The key thing that I think I can give you here is a method of grabbing files from a remote site via PHP. It can be (assuming the sought after file isn't overly complex or long, and that the requesting server has permission to request files from the web and the requested from server isn't blocking this) as simple as using the include command, ex:


<?php
$file = 'http://www.whatever.com/somefile.htm';
include $file;
?>

Now you have a copy of the served source of http://www.whatever.com/somefile.htm on the other server to do with whatever you like. You can access it via AJAX and parse it any way you want. Or the above could be inside a (possibly hidden) div element, then you can parse it right on the same page using javascript and the DOM or the HTML property of that div.

Instead of include $file, you can use file($file), or file_get_contents($file), file yields an array of the lines in the file. file_get_contents gives you a string representing the contents. The advantage with these is that you could set a server side variable equal to one of them and then parse its content on the server side.

If the file is too long or too complex, I have found that using CURL (if available - it comes with many PHP installations, and is available to add on to virtually any PHP server) often takes care of any problems those other simpler methods can create in longer and/or more complex files. It's just a little more complicated to set up. The simpler methods can handle fairly long and complex files though.

Still you are having one server request the file, process it, then serve it yet again to a user. If there's any way to cut down on that, it's a good idea. I've mention two ways of doing that in this thread already:

1) Taking the user to the other site for a period time in order to complete some action. Useful for third party utils like PayPay, mail handlers, etc.
2) Instead of sending an entire page, just send the data required to build that page. Great if you are just offering content like scores, listings or prices.

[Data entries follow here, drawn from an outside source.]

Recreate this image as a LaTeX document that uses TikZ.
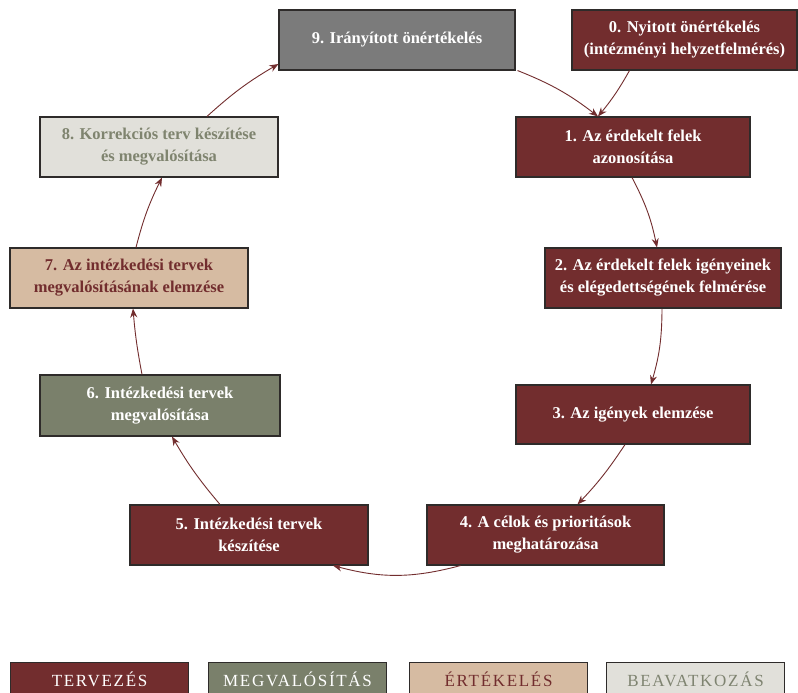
\documentclass[tikz,border=0pt]{standalone}
\usepackage{fontspec}
\setmainfont{Liberation Serif}
\newfontfamily\legendfont[LetterSpace=10]{Liberation Serif}
\usetikzlibrary{arrows.meta}
\definecolor{cRed}{HTML}{722D2E}
\definecolor{cOlive}{HTML}{7A806B}
\definecolor{cTan}{HTML}{D6BBA2}
\definecolor{cLight}{HTML}{E1E0DA}
\definecolor{cGray}{HTML}{7B7B7B}
\definecolor{cLightTxt}{HTML}{7F846F}
\definecolor{cBorder}{HTML}{2E2B2A}
\begin{document}
\begin{tikzpicture}[x=1pt,y=-1pt,
  box/.style={draw=cBorder,line width=1.1pt,align=center,inner sep=2pt,
    font=\fontsize{16.5}{22}\selectfont\bfseries},
  red/.style={box,fill=cRed,text=white},
  olive/.style={box,fill=cOlive,text=white},
  tan/.style={box,fill=cTan,text=cRed},
  light/.style={box,fill=cLight,text=cLightTxt},
  gray/.style={box,fill=cGray,text=white},
  leg/.style={draw=cBorder,line width=1.1pt,minimum width=178pt,minimum height=34pt,
    font=\legendfont\fontsize{17}{19}\selectfont,anchor=north west,inner sep=0pt,text depth=0pt},
  arr/.style={draw=cRed,line width=0.9pt,-{Stealth[length=9pt,width=7pt]}}]
\useasboundingbox (0,0) rectangle (798,693);
\fill[white] (0,0) rectangle (798,693);

\node[gray,minimum width=236pt,minimum height=60pt] (n9) at (397,40) {9. Irányított önértékelés};
\node[red,minimum width=225pt,minimum height=60pt] (n0) at (684.5,40) {0. Nyitott önértékelés\\(intézményi helyzetfelmérés)};
\node[red,minimum width=234pt,minimum height=60pt] (n1) at (633,147) {1. Az érdekelt felek\\azonosítása};
\node[red,minimum width=236pt,minimum height=60pt] (n2) at (663,278) {2. Az érdekelt felek igényeinek\\és elégedettségének felmérése};
\node[red,minimum width=234pt,minimum height=59pt] (n3) at (633,414.5) {3. Az igények elemzése};
\node[red,minimum width=237pt,minimum height=60pt] (n4) at (545.5,535) {4. A célok és prioritások\\meghatározása};
\node[red,minimum width=238pt,minimum height=60pt] (n5) at (249,535) {5. Intézkedési tervek\\készítése};
\node[olive,minimum width=240pt,minimum height=61pt] (n6) at (160,405.5) {6. Intézkedési tervek\\megvalósítása};
\node[tan,minimum width=238pt,minimum height=60pt] (n7) at (129,278) {7. Az intézkedési tervek\\megvalósításának elemzése};
\node[light,minimum width=238pt,minimum height=60pt] (n8) at (159,147) {8. Korrekciós terv készítése\\és megvalósítása};

\node[leg,fill=cRed,text=white] (l1) at (10,662) {TERVEZÉS};
\node[leg,fill=cOlive,text=white] (l2) at (208,662) {MEGVALÓSÍTÁS};
\node[leg,fill=cTan,text=cRed] (l3) at (409,662) {ÉRTÉKELÉS};
\node[leg,fill=cLight,text=cLightTxt!90!gray] (l4) at (606,662) {BEAVATKOZÁS};

\draw[arr] ([xshift=2pt]n9.south east) to[bend left=8] ([xshift=-35pt]n1.north);
\draw[arr] ([xshift=-55pt]n0.south) to[bend left=5] ([xshift=-35pt]n1.north);
\draw[arr] ([xshift=-1pt]n1.south) to[bend left=8] ([xshift=-6pt]n2.north);
\draw[arr] ([xshift=-1pt]n2.south) to[bend left=8] ([xshift=18pt]n3.north);
\draw[arr] ([xshift=-8pt]n3.south) to[bend left=5] ([xshift=32pt]n4.north);
\draw[arr] ([xshift=-85pt]n4.south) to[out=195,in=-15] ([xshift=84pt]n5.south);
\draw[arr] ([xshift=-29pt]n5.north) to[bend left=5] ([xshift=12pt]n6.south);
\draw[arr] ([xshift=-18pt]n6.north) to[bend left=3] ([xshift=4pt]n7.south);
\draw[arr] ([xshift=7pt]n7.north) to[bend left=6] ([xshift=3pt]n8.south);
\draw[arr] ([xshift=48pt]n8.north) to[bend left=6] ([yshift=-24pt]n9.west);
\end{tikzpicture}
\end{document}
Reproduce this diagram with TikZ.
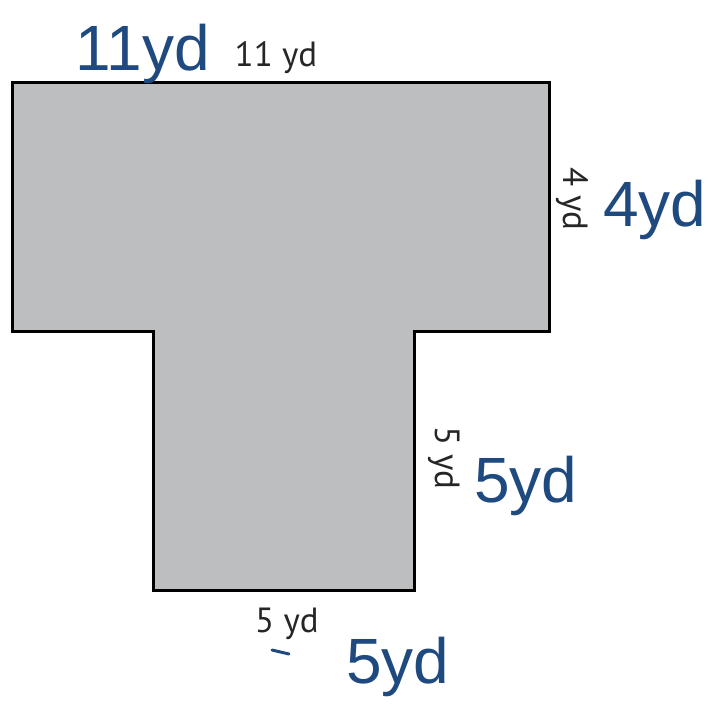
\documentclass[tikz,border=0pt]{standalone}
\usepackage{fontspec}
\setmainfont{Liberation Sans}
\newfontfamily\printfont{PT Sans}
\definecolor{shapegray}{HTML}{BCBEC0}
\definecolor{inkblue}{HTML}{1F4A80}
\tikzset{
  printlbl/.style={font=\printfont\fontsize{35}{40}\selectfont, text=black!85, inner sep=0pt},
  handlbl/.style={font=\fontsize{64}{70}\selectfont, text=inkblue, inner sep=0pt},
}
\begin{document}
\begin{tikzpicture}[x=1pt,y=-1pt]
\useasboundingbox (0,0) rectangle (709,723);
\draw[line width=3pt, fill=shapegray, line join=miter]
  (12,82) -- (549,82) -- (549,331) -- (414,331) -- (414,590) -- (153,590) -- (153,331) -- (12,331) -- cycle;
% printed labels
\node[printlbl, anchor=base] (top) at (276,66) {11 yd};
\node[printlbl, rotate=-90] (right4) at (572,199) {4 yd};
\node[printlbl, rotate=-90] (right5) at (444,458) {5 yd};
\node[printlbl, anchor=base] (bot) at (287,632) {5 yd};
% handwritten annotations
\node[handlbl, anchor=base] (h11) at (143,70) {11yd};
\node[handlbl, anchor=base] (h4) at (655,226) {4yd};
\node[handlbl, anchor=base] (h5r) at (526,502) {5yd};
\node[handlbl, anchor=base] (h5b) at (398,683) {5yd};
\draw[inkblue, line width=3pt, line cap=round] (272,650) -- (289,654);
\end{tikzpicture}
\end{document}
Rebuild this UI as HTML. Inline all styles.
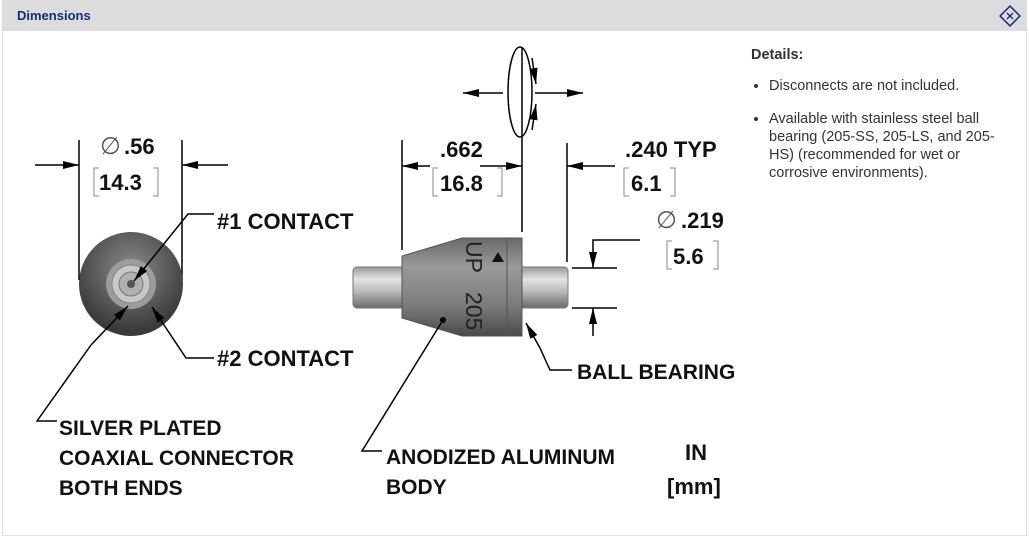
<!DOCTYPE html>
<html><head><meta charset="utf-8"><style>
body{margin:0;width:1029px;height:541px;background:#fff;overflow:hidden;font-family:"Liberation Sans",sans-serif}
.frame{position:absolute;left:2px;top:0;width:1025px;height:536px;border:1px solid #e2e2e2;box-sizing:border-box}
.hdr{position:absolute;left:2px;top:0;width:1025px;height:31px;background:#dcdcdc}
.hdr span{position:absolute;left:15px;top:8px;font-size:13px;font-weight:bold;color:#1a2a7a}
.det{position:absolute;left:751px;top:46px;color:#333;font-size:14.5px;line-height:18px}
.det b{display:block;margin-bottom:13px}
.det ul{margin:0;padding:0 0 0 18px}
.det li{margin-bottom:15px;width:238px}
</style></head><body>
<div class="frame"></div>
<div class="hdr"><span>Dimensions</span>
<svg style="position:absolute;left:997px;top:5px" width="22" height="22" viewBox="0 0 22 22"><rect x="4" y="4" width="14" height="14" transform="rotate(45 11 11)" fill="none" stroke="#1a2a7a" stroke-width="1.5"/><path d="M8 8L14 14M14 8L8 14" stroke="#1a2a7a" stroke-width="1.3"/></svg></div>
<div class="det"><b>Details:</b><ul><li>Disconnects are not included.</li><li>Available with stainless steel ball bearing (205-SS, 205-LS, and 205-<br>HS) (recommended for wet or corrosive environments).</li></ul></div>
<svg style="position:absolute;left:0;top:0" width="1029" height="541">
<defs>
<marker id="a" markerWidth="10" markerHeight="6" refX="10" refY="3" orient="auto" markerUnits="userSpaceOnUse" viewBox="0 0 10 6"><path d="M0 0L10 3L0 6z" fill="#000"/></marker>
<marker id="b" markerWidth="16" markerHeight="8" refX="16" refY="4" orient="auto" markerUnits="userSpaceOnUse" viewBox="0 0 16 8"><path d="M0 0L16 4L0 8z" fill="#000"/></marker>
<radialGradient id="g1" cx="0.5" cy="0.35" r="0.6"><stop offset="0" stop-color="#8a8a8a"/><stop offset="1" stop-color="#3a3a3a"/></radialGradient>
<linearGradient id="sh" x1="0" y1="0" x2="0" y2="1"><stop offset="0" stop-color="#9a9a9a"/><stop offset="0.3" stop-color="#e4e4e4"/><stop offset="0.6" stop-color="#b8b8b8"/><stop offset="1" stop-color="#6a6a6a"/></linearGradient>
<linearGradient id="bd" x1="0" y1="0" x2="0" y2="1"><stop offset="0" stop-color="#6a6a6a"/><stop offset="0.3" stop-color="#9a9a9a"/><stop offset="0.7" stop-color="#7a7a7a"/><stop offset="1" stop-color="#4a4a4a"/></linearGradient>
</defs>
<g stroke="#000" stroke-width="1.5" fill="none">
<line x1="79" y1="140" x2="79" y2="280"/><line x1="182" y1="140" x2="182" y2="280"/>
<line x1="35" y1="165" x2="79" y2="165" marker-end="url(#b)"/><line x1="228" y1="165" x2="182" y2="165" marker-end="url(#b)"/>
</g>
<circle cx="131" cy="284" r="52" fill="url(#g1)"/>
<circle cx="131" cy="284" r="25" fill="#9c9c9c"/>
<circle cx="131" cy="284" r="19" fill="#c8c8c8" stroke="#888"/>
<circle cx="131" cy="284" r="12" fill="#b0b0b0" stroke="#777"/>
<circle cx="131" cy="284" r="4" fill="#555"/>
<g stroke="#000" stroke-width="1.5" fill="none">
<polyline points="214,214 188,214 134,281" marker-end="url(#b)"/>
<polyline points="214,358 186,358 152,307" marker-end="url(#b)"/>
<polyline points="57,421 37,421 91,345"/>
<line x1="91" y1="345" x2="128" y2="306" marker-end="url(#b)"/>
</g>
<rect x="353" y="267" width="52" height="41" rx="4" fill="url(#sh)" stroke="#777"/>
<rect x="518" y="267" width="50" height="41" rx="4" fill="url(#sh)" stroke="#777"/>
<path d="M402 256L462 238L522 238L522 336L462 336L402 318Z" fill="url(#bd)" stroke="#555"/>
<line x1="507" y1="239" x2="507" y2="335" stroke="#555"/>
<text transform="translate(466,241) rotate(90)" font-size="23" fill="#222">UP</text>
<text transform="translate(466,292) rotate(90)" font-size="23" fill="#222">205</text>
<path d="M498 252L504 262L492 262Z" fill="#111"/>
<circle cx="443" cy="320" r="3" fill="#000"/>
<g stroke="#000" stroke-width="1.5" fill="none">
<line x1="522" y1="48" x2="522" y2="232"/>
<ellipse cx="520" cy="92" rx="12" ry="45"/>
<line x1="503" y1="93" x2="463" y2="93" marker-end="url(#b)"/>
<line x1="535" y1="93" x2="583" y2="93" marker-end="url(#b)"/>
<line x1="532" y1="58" x2="536" y2="84" marker-end="url(#b)"/>
<line x1="532" y1="130" x2="536" y2="104" marker-end="url(#b)"/>
<line x1="402" y1="140" x2="402" y2="250"/>
<line x1="430" y1="166" x2="402" y2="166" marker-end="url(#b)"/>
<line x1="480" y1="166" x2="522" y2="166" marker-end="url(#b)"/>
<line x1="567" y1="143" x2="567" y2="262"/>
<line x1="615" y1="166" x2="567" y2="166" marker-end="url(#b)"/>
<line x1="572" y1="268" x2="617" y2="268"/><line x1="572" y1="308" x2="617" y2="308"/>
<polyline points="640,240 593,240 593,268" marker-end="url(#b)"/>
<line x1="593" y1="336" x2="593" y2="308" marker-end="url(#b)"/>
<polyline points="572,370 550,370 540,348"/>
<line x1="540" y1="348" x2="526" y2="323" marker-end="url(#b)"/>
<polyline points="382,451 362,451 443,320"/>
</g>
<g font-family="Liberation Sans,sans-serif" font-weight="bold" font-size="22" fill="#111">
<text x="100" y="154" font-size="24" font-weight="normal" fill="#555">∅</text><text x="124" y="154">.56</text>
<text x="99" y="190">14.3</text>
<text x="217" y="229">#1 CONTACT</text>
<text x="217" y="366">#2 CONTACT</text>
<text x="59" y="435" font-size="21">SILVER PLATED</text>
<text x="59" y="465" font-size="21">COAXIAL CONNECTOR</text>
<text x="59" y="495" font-size="21">BOTH ENDS</text>
<text x="440" y="157">.662</text>
<text x="440" y="191">16.8</text>
<text x="625" y="157">.240  TYP</text>
<text x="631" y="191">6.1</text>
<text x="656" y="228" font-size="24" font-weight="normal" fill="#555">∅</text><text x="681" y="228">.219</text>
<text x="673" y="264">5.6</text>
<text x="577" y="379" font-size="21">BALL BEARING</text>
<text x="386" y="464" font-size="21">ANODIZED ALUMINUM</text>
<text x="386" y="494" font-size="21">BODY</text>
<text x="685" y="460">IN</text>
<text x="667" y="494">[mm]</text>
</g>
<g stroke="#888" stroke-width="1" fill="none">
<path d="M99 168h-5v28h5M153 168h5v28h-5"/>
<path d="M438 168h-5v28h5M497 168h5v28h-5"/>
<path d="M629 168h-5v28h5M670 168h5v28h-5"/>
<path d="M672 241h-5v28h5M713 241h5v28h-5"/>
</g>
</svg>
</body></html>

If the situation warrants, a combination of these can be used. But to reconstruct entire pages wholesale, especially if there are a lot of them, can get resource intensive and cause more of a lag than these other approaches.

Deadweight
05-18-2015, 11:10 PM
Hey John,
I think I got it. I did something like this:


<?php
$page = 'http://www.thebcelements.com/NewWebsite/';
$domain = 'http://www.thebcelements.com/NewWebsite/';
$homepage = htmlentities(file_get_contents($page));
$headObjects = strSplitter($homepage, htmlentities("</title>"), htmlentities("</head>"));
$bodyObjects = strSplitter($homepage, htmlentities("<body>"), htmlentities("</body>"));
$finalHead = headReplace($headObjects, $domain);

echo $finalHead.'<br /><br />'.$bodyObjects;

function headReplace($string, $website){
$string = str_replace(htmlentities('src="'), htmlentities('src="'.$website), $string);
$string = str_replace(htmlentities('href="'), htmlentities('href="'.$website), $string);
return $string;
}

function strSplitter($string, $beg, $end){
$s = strpos($string, $beg)+strlen($beg);
$e = strpos($string, $end);
return substr($string, $s, $e-$s);
}

?>


I think that will work best. Domain would be different from page in the latter run.

Thanks,

jscheuer1
05-19-2015, 12:14 AM
You seem to have the general idea of what can be done. I've played around with all of these in various ways in various situations. Generally, that's how you are going to fine tune things, if necessary. But if you have any further questions, let me know.